Everything You Need To Know is a new series on the blog that explores literally everything you need to know about different aspects of digital entertainment.
YouTube Red officially launches October 28, 2015. Here are the top 10 things you need to know about YouTube's new subscription service.
1. Users Gotta Pay The Cost
YouTube Red is $9.99 per month (or $12.99 for iOS). There is a free 30-day trial so you can try it out and decide if it's worth your change. I would be remiss to state that this up-charge for Apple users is more than a little annoying.
2. The Difference is Simple (for now)
The most noticeable difference between YouTube and YouTube Red are ads. The subscription model now allows users to watch content ad free. YouTube Red will also offer original content with YouTube stars, such as PewDiePie. Users can allow YouTube videos to play in the background (i.e. your videos can continue to play on your phone while you're texting on a different screen).
3. Content Creators Don't Have To Pay To Play
Content creators will not have to pay to have their content be a part of YouTube Red. However, if you want to watch YouTube Red content you will need to pay.
4. Content Creators Do Have to Play to Get Paid (Ever)

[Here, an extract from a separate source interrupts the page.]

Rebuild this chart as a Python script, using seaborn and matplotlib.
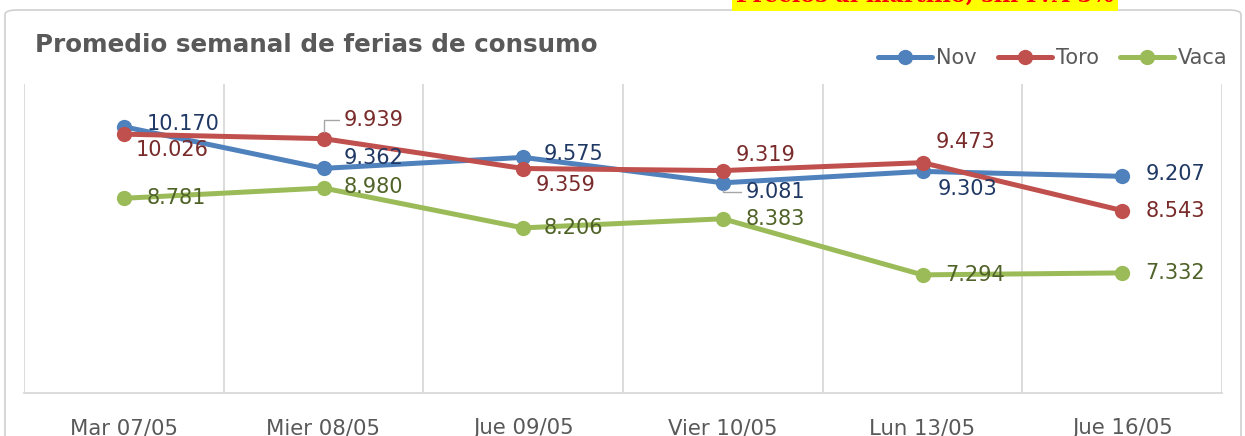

YouTube is requiring its content creators to join the YouTube Red bandwagon. A decision to not sign on means YouTube will force you to take your content down. That means no YouTube Red money and no AdSense money.

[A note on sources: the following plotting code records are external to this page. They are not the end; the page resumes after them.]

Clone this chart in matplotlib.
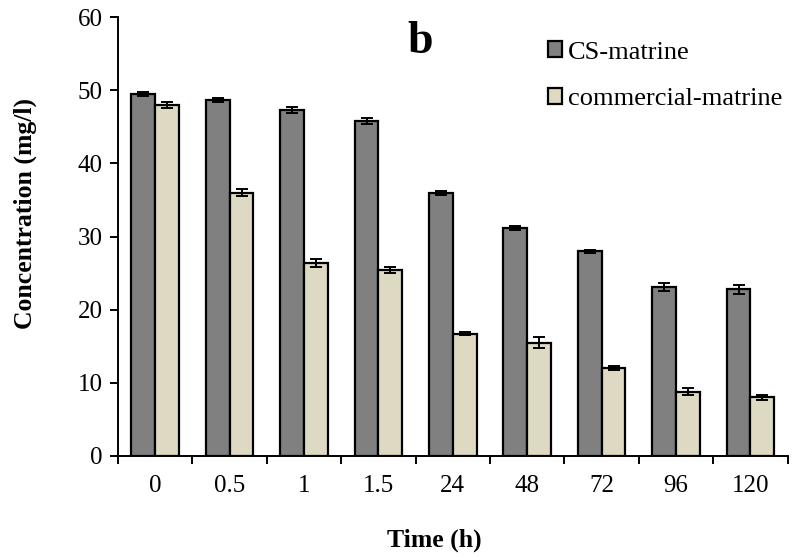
import matplotlib
matplotlib.use("Agg")
import matplotlib.pyplot as plt
import numpy as np

plt.rcParams['font.family'] = ['Liberation Serif', 'DejaVu Serif']

times = ['0', '0.5', '1', '1.5', '24', '48', '72', '96', '120']
cs_matrine = [49.5, 48.7, 47.3, 45.8, 36.0, 31.2, 28.0, 23.1, 22.8]
cs_err = [0.3, 0.3, 0.4, 0.4, 0.3, 0.3, 0.2, 0.6, 0.6]
commercial = [48.0, 36.0, 26.4, 25.4, 16.7, 15.5, 12.0, 8.8, 8.0]
commercial_err = [0.4, 0.5, 0.5, 0.4, 0.2, 0.7, 0.3, 0.5, 0.3]

fig = plt.figure(figsize=(7.94, 5.56), dpi=100)
ax = fig.add_axes([0.1486, 0.18, 0.8434, 0.789])

x = np.arange(len(times))
w = 0.32
err_kw = dict(ecolor='black', capsize=4.5, elinewidth=1.4, capthick=1.4)
ax.bar(x - w / 2, cs_matrine, w, yerr=cs_err, color='#808080', edgecolor='black',
       linewidth=1.6, label='CS-matrine', error_kw=err_kw)
ax.bar(x + w / 2, commercial, w, yerr=commercial_err, color='#ddd9c3', edgecolor='black',
       linewidth=1.6, label='commercial-matrine', error_kw=err_kw)

ax.set_xlim(-0.5, len(times) - 0.5)
ax.set_ylim(0, 60)
ax.set_yticks(range(0, 61, 10))
ax.set_xticks(x)
ax.set_xticklabels(times)
ax.set_xticks(np.arange(-0.5, len(times), 1.0), minor=True)
ax.tick_params(axis='x', which='major', length=0, pad=14, labelsize=18)
ax.tick_params(axis='x', which='minor', length=6, width=1.4, direction='out')
ax.tick_params(axis='y', length=6, width=1.4, direction='out', labelsize=18, pad=5)

for side in ['top', 'right']:
    ax.spines[side].set_visible(False)
for side in ['left', 'bottom']:
    ax.spines[side].set_linewidth(1.4)

ax.set_ylabel('Concentration (mg/l)', fontsize=18.5, fontweight='bold')
ax.yaxis.set_label_coords(-0.121, 0.553)
ax.set_xlabel('Time (h)', fontsize=18.5, fontweight='bold')
ax.xaxis.set_label_coords(0.473, -0.165)
ax.text(0.451, 0.918, 'b', transform=ax.transAxes, fontsize=33, fontweight='bold',
        ha='center', va='baseline')

ax.legend(loc='upper left', bbox_to_anchor=(0.642, 0.945), frameon=False, fontsize=19,
          borderpad=0, borderaxespad=0, handlelength=0.55, handleheight=0.55,
          handletextpad=0.2, labelspacing=0.93)

fig.savefig('out.png', dpi=100)
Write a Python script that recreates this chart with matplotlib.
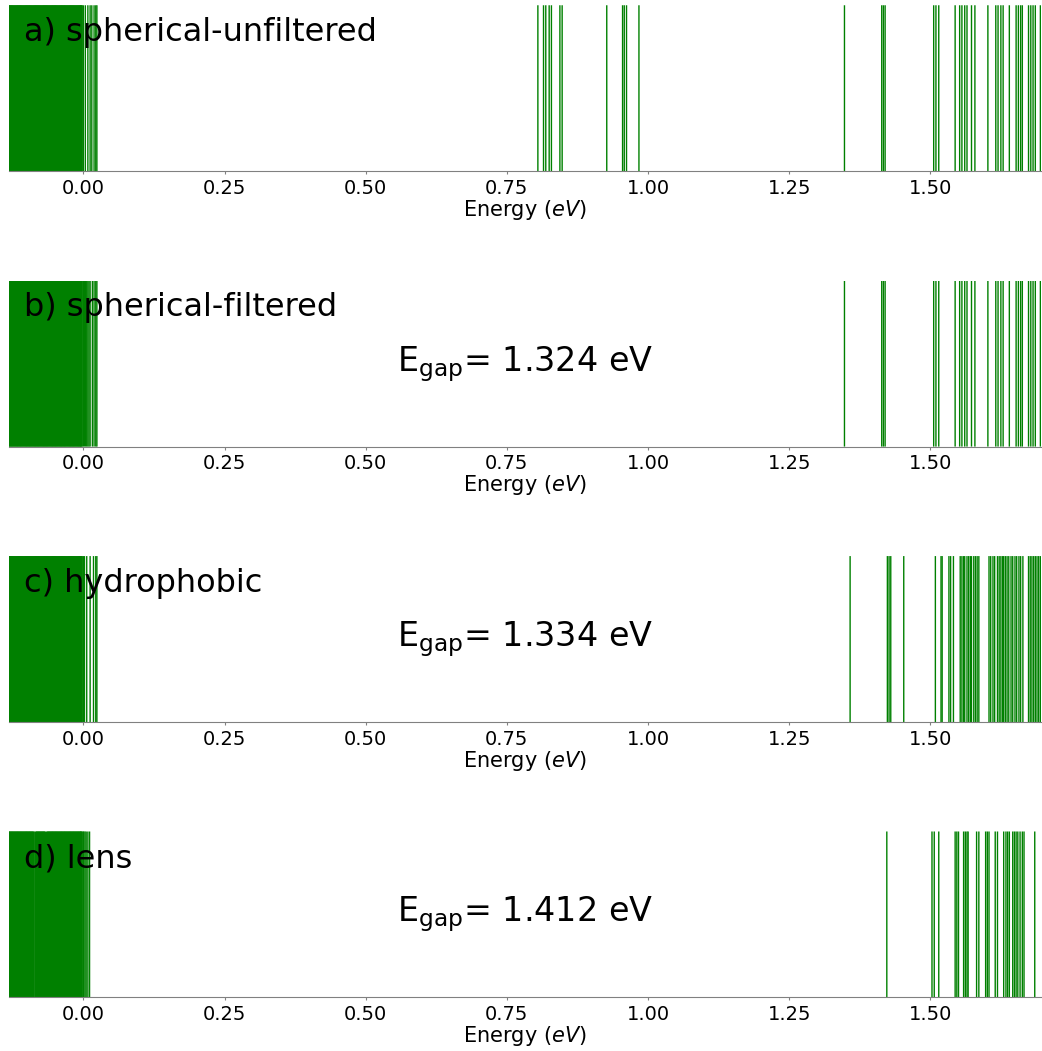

5. Content Creators Have A Better Shot At Making Money With YouTube
The revenue split between YouTube and content creators is notoriously unfavorable. With YouTube Red content creators now have an opportunity to make additional income with YouTube Red, in addition to AdSense revenue. The YouTube Red rev share will basically divide the total income YouTube Red generates and divide the income between creators based on the total minutes subscribers spend watching each creator's videos.
6. The Amount of the Rev Split is Still Unknown
While some are reporting that the revenue split for YouTube Red is unsure, FullScreen is stating that it will be the same split as the current AdSense Model.
7. Users Can Still Watch Videos With Ads
Regular videos with ads are still available. YouTube as you know it, isn't really changing.
8. ESPN Said Nah.
As previously discussed in Number 4, YouTube is requiring Content Creators to sign on to YouTube Red in order to have all of their videos on the YouTube Platform. ESPN decided YouTube Red was not for them, and now all of their videos have been removed from its channels. RIP ESPN YouTube channel.
9. Google Play Subscription
Subscribers to YouTube Red will automatically get a monthly Google Play Music Subscription for free (or prepaid). Seems like a sad attempt to get the Google Play Music subscription numbers up.
10. No One Has Any Idea If This Will Make A Difference.
Truth is YouTube has been around since 2005. People are used to ads. You watch your 5 seconds of pre-roll and you skip (or you don't). Is it really going to be worth it for people to pay the $9.99 (or $12.99 for iOS) when they can deal with what they are used to for free? It's really going to come down to the original content to push people to pay for YouTube Red. Only time will tell.